Если стилист изначально не уважает клиента, у него нет перспектив, и он только хитростью и наглостью будет пробивать себе путь на «ипподроме» таких же прохвостов, как сам. И помечать этот путь табличками: где был, с кем и что получил. Но, по сути, нормальным людям он этим ничего не докажет.

Самое трудное в жизни и творчестве — оставаться собой. И будучи поглощенным творчеством, не дезориентироваться. Потому что нашего брата кидает то на достижение мест, то на «поднятие чека»… А это не дает возможность вести анализ, быть свободным. Не обязательно всем нравиться, но ты должен остаться порядочным по отношению к миру и к той его картине, которая есть у тебя в голове. Умение пронести свое, искреннее, через ту тысячу искушений, которая всегда будет — вот это круто.

Порядочность — это такая вещь… если ты ее хоть один раз не сохранил, ты либо будешь мучиться, либо начнешь мутировать. Ведь человеку свойственно себя оправдывать. Но я убежден: нельзя позволять себе быть «порядочным, но…», как абсурдно быть «девственницей, но…». Любой представляет, о чем идет речь.

Главное достижение, как я его понимаю, — позволить себе не общаться с идиотами. А тратить драгоценное время на общение только с теми, с кем оно не пусто, а наполнено живым чувством и возможностью поговорить о главном.

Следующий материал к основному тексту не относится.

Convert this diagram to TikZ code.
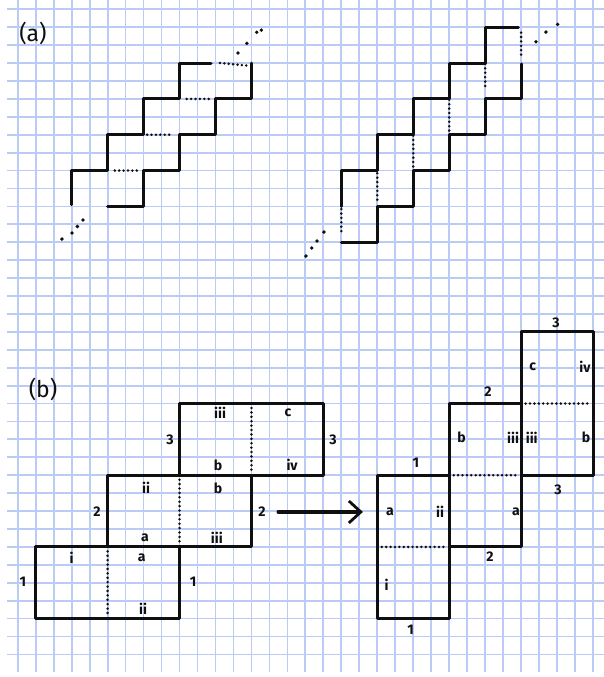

Есть вещи неосознанные — они происходят со всеми нами, а есть осознанные. И по сути они означают трансформацию сознания — не «Я и мир», а «МИР и я». У толстокожих пошляков цель — выжить, а у чувствительного человека цель — жить. Он может и не преуспеть в их глазах, потому что имеет другие приоритеты, он может даже плохо кончить, но чувствительность — это возможность подключиться к энергии добра. И здесь каждый выбирает…

Люди, которые безапелляционно и напористо любят высказывать свои суждения о жизни, не понимают, что их ошибка видна с первой же фразы. Им кажется, что они все себе объяснили. А это ерунда, и перспектив для разума не дает никаких. Главное необъяснимо, его можно только почувствовать.